It's the morning of day ten, starting our third day at sea, we've awoken to the view of the first active volcano I've ever seen, Stomboli ,off the port beam, though the fiery spectacle expected fails to occur. If the mountain is active then it certainly appears to be resting at the moment- clouds envelope the summit and the houses clinging to the lower slopes give a peaceful unthreatened aura. Slowly the mountain is consigned to the past as we forge onwards along the coast of Sicily to the Straits of Messina, the three mile stretch of water that blocked the flight of Spartacus and his slave army over 1000 years ago.

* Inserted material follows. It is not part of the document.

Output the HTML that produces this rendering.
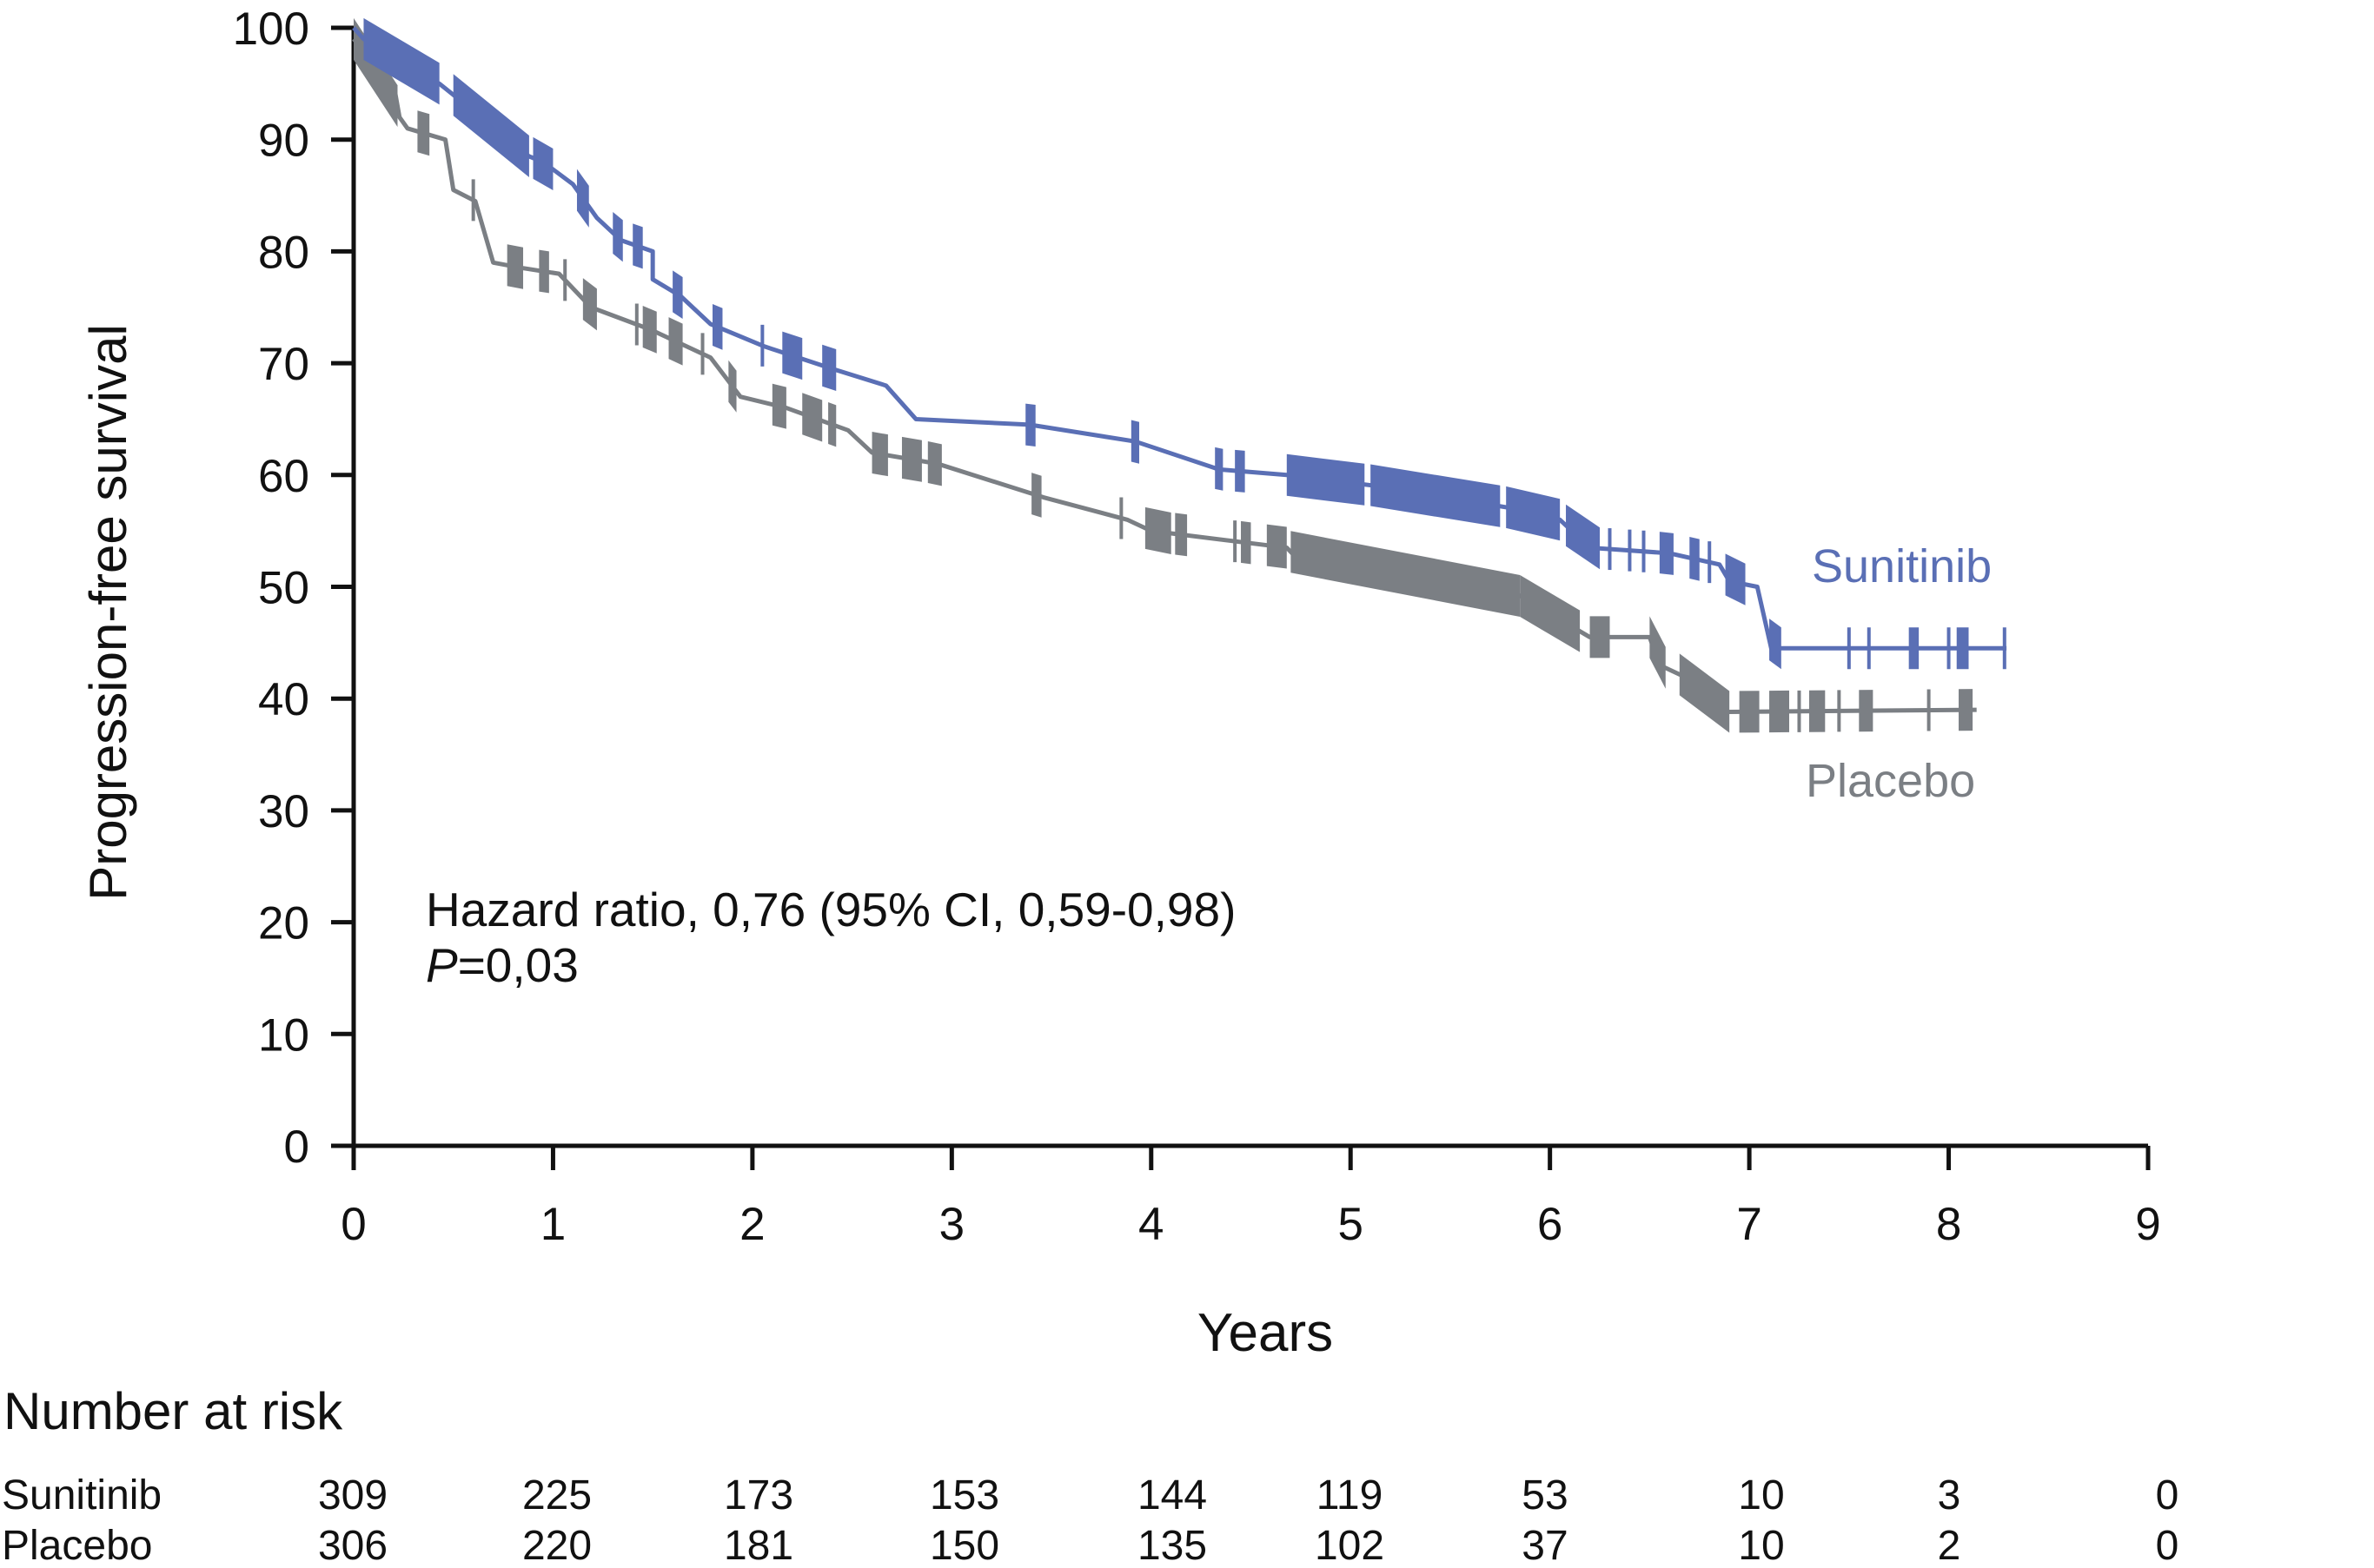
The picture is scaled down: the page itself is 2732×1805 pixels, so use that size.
<!DOCTYPE html>
<html><head><meta charset="utf-8"><style>
html,body{margin:0;padding:0;background:#fff;}
svg{display:block;font-family:"Liberation Sans",Arial,sans-serif;}
</style></head><body>
<svg id="chart" width="2732" height="1805" viewBox="0 0 2732 1805" xmlns="http://www.w3.org/2000/svg">
<g id="axes"></g>
<g id="series"></g>
<text x="0" y="0" transform="translate(145,705) rotate(-90)" text-anchor="middle" font-size="60" fill="#111">Progression-free survival</text>
<text x="1456" y="1555" text-anchor="middle" font-size="62" fill="#111">Years</text>
<text x="490" y="1066" font-size="55" fill="#111">Hazard ratio, 0,76 (95% CI, 0,59-0,98)</text>
<text x="490" y="1130" font-size="55" fill="#111"><tspan font-style="italic">P</tspan>=0,03</text>
<text x="2085" y="670" font-size="54" fill="#5a6fb5">Sunitinib</text>
<text x="2078" y="917" font-size="54" fill="#7b7f84">Placebo</text>
<text x="4" y="1645" font-size="60" fill="#111">Number at risk</text>
<g id="risk"></g>
</svg>
<script>
const yTicks=[0,10,20,30,40,50,60,70,80,90,100];
const xTicks=[0,1,2,3,4,5,6,7,8,9];
const sunT=[0,0.05,0.43,0.5,0.88,0.95,1.1,1.22,1.34,1.5,1.5,1.64,1.79,2.06,2.4,2.67,2.82,3.39,3.92,4.34,4.68,5.14,5.82,6.05,6.2,6.6,6.85,6.9,7.04,7.11,8.29];
const sunS=[100,99,95,94,88.5,88,86,83,81,80,77.5,76,73.5,71.5,69.5,68,65,64.5,63,60.5,60,59,57,56,53.5,53,52,50.5,50,44.5,44.5];
const plaT=[0,0.05,0.2,0.23,0.27,0.46,0.5,0.61,0.7,0.85,1.03,1.19,1.49,1.79,1.94,2.17,2.48,2.6,2.93,3.46,3.88,4.0,4.68,4.76,5.82,6.2,6.5,6.55,6.67,6.83,8.14];
const plaS=[99,98,95,92,91,90,85.5,84.5,79,78.5,78,75,73,70.5,67,66,64,62,61,58,56,55,53.5,52,49.5,45.5,45.5,43,42,38.8,39];
const sunCens=[[0.05,0.43],[0.5,0.88],[0.9,1.0],[1.12,1.18],[1.3,1.35],[1.4,1.45],[1.6,1.65],[1.8,1.85],[2.15,2.25],[2.35,2.42],[3.37,3.42],[3.9,3.94],[4.32,4.36],[4.42,4.47],[4.68,5.07],[5.1,5.75],[5.78,6.05],[6.08,6.25],[6.55,6.62],[6.7,6.75],[6.88,6.98],[7.1,7.16],[7.8,7.85],[8.04,8.1]];
const sunTicks=[2.05,6.3,6.4,6.47,6.8,7.5,7.6,8.0,8.28];
const plaCens=[[0,0.22],[0.32,0.38],[0.77,0.85],[0.93,0.98],[1.15,1.22],[1.45,1.52],[1.58,1.65],[1.88,1.92],[2.1,2.17],[2.25,2.35],[2.38,2.42],[2.6,2.68],[2.75,2.85],[2.88,2.95],[3.4,3.45],[3.97,4.1],[4.12,4.18],[4.45,4.5],[4.58,4.68],[4.7,5.85],[5.85,6.15],[6.2,6.3],[6.5,6.58],[6.65,6.9],[6.95,7.05],[7.1,7.2],[7.3,7.38],[7.55,7.62],[8.05,8.12]];
const plaTicks=[0.6,1.06,1.42,1.75,3.85,4.42,7.25,7.45,7.9];
const riskYears=[0,1,2,3,4,5,6,7,8,9];
const riskSun=[309,225,173,153,144,119,53,10,3,0];
const riskPla=[306,220,181,150,135,102,37,10,2,0];
const riskX=[406,641,873,1110,1349,1553,1778,2027,2243,2494];

const X0=407,X9=2472,Y0=1319,Y100=32;
const sx=t=>X0+(X9-X0)*t/9;
const sy=v=>Y0-(Y0-Y100)*v/100;
const NS="http://www.w3.org/2000/svg";
function mk(tag,attrs,parent){const e=document.createElementNS(NS,tag);for(const k in attrs)e.setAttribute(k,attrs[k]);parent.appendChild(e);return e;}
const axes=document.getElementById('axes');
let a=mk('line',{x1:X0,y1:Y100,x2:X0,y2:Y0+2,stroke:'#111','stroke-width':5},axes);


a=mk('line',{x1:X0,y1:Y0,x2:X9,y2:Y0,stroke:'#111','stroke-width':5},axes);


yTicks.forEach(v=>{
 const l=mk('line',{x1:X0-26,y1:sy(v),x2:X0,y2:sy(v),stroke:'#111','stroke-width':5},axes);
 
 
 const t=mk('text',{x:356,y:sy(v)+19,'text-anchor':'end','font-size':53,fill:'#111'},axes);
 t.textContent=v;
 
 
});
xTicks.forEach(v=>{
 const l=mk('line',{x1:sx(v),y1:Y0,x2:sx(v),y2:Y0+28,stroke:'#111','stroke-width':5},axes);
 
 
 const t=mk('text',{x:sx(v),y:1427,'text-anchor':'middle','font-size':53,fill:'#111'},axes);
 t.textContent=v;
 
 
});
function interp(T,S,t){
 if(t<=T[0])return S[0];
 for(let i=1;i<T.length;i++){if(t<=T[i]){const d=T[i]-T[i-1];return d<=0?S[i]:S[i-1]+(S[i]-S[i-1])*(t-T[i-1])/d;}}
 return S[S.length-1];
}
const series=document.getElementById('series');
function drawSeries(T,S,cens,ticks,color,name,h){
 const g=mk('g',{},series);
 
 
 const p=mk('polyline',{points:T.map((t,i)=>sx(t)+','+sy(S[i])).join(' '),fill:'none',stroke:color,'stroke-width':5,'stroke-linejoin':'round'},g);
 
 
 cens.forEach(c=>{
  const a0=c[0],a1=c[1];
  const xa=sx(a0),xb=Math.max(sx(a1),sx(a0)+9);
  const ya=sy(interp(T,S,a0)),yb=sy(interp(T,S,a1));
  const poly=mk('polygon',{points:`${xa},${ya-h} ${xb},${yb-h} ${xb},${yb+h} ${xa},${ya+h}`,fill:color},g);
  
  
 });
 ticks.forEach(t=>{
  const y=sy(interp(T,S,t));
  const l=mk('line',{x1:sx(t),y1:y-h,x2:sx(t),y2:y+h,stroke:color,'stroke-width':4},g);
  
  
 });
}
drawSeries(plaT,plaS,plaCens,plaTicks,'#7b7f84','placebo',24);
drawSeries(sunT,sunS,sunCens,sunTicks,'#5a6fb5','sunitinib',24);
const risk=document.getElementById('risk');
function row(label,vals,y,name){
 const t=mk('text',{x:2,y:y,'font-size':48,fill:'#111'},risk);
 t.textContent=label;
 
 
 vals.forEach((v,i)=>{
  const n=mk('text',{x:riskX[i],y:y,'text-anchor':'middle','font-size':48,fill:'#111'},risk);
  n.textContent=v;
  
  
 });
}
row('Sunitinib',riskSun,1737,'sunitinib');
row('Placebo',riskPla,1795,'placebo');
</script>
</body></html>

As we approach that narrow and congested patch of sea ,crew line the deck eager to catch the spectacle of the passage. The captain has plans to tackle the strait under sail but the weather, ever fickle, has other ideas. The helm is brought over to bring us into the the channel, and with the wind blowing onto the starboard bow threatening to back the square sails and spoil our transit, we hand the squares. pulling them tight to the yards, preventing them from catching the wind and providing a driving force to the ship. The engines are brought up to full speed and the ship, not to be defeated in this endeavour, defiantly plows on through the waves.
After twenty minutes the straits were behind us but the Island of Sicily stretched on seemingly into infinity and was still visible well into the early morning watch at 4 am the next day, but eventually we left it behind.
Onwards through the day we sailed making best speed for Malta, an open expanse of sea providing no obstacle to the pioneering spirit embodied by the crew of Tenacious, so now here we are at anchor in a sheltered bay on the north end of the isle of Malta, a vast banquet provided by Graham to sate the eternal appetite of the crew, well for tonight anyway!!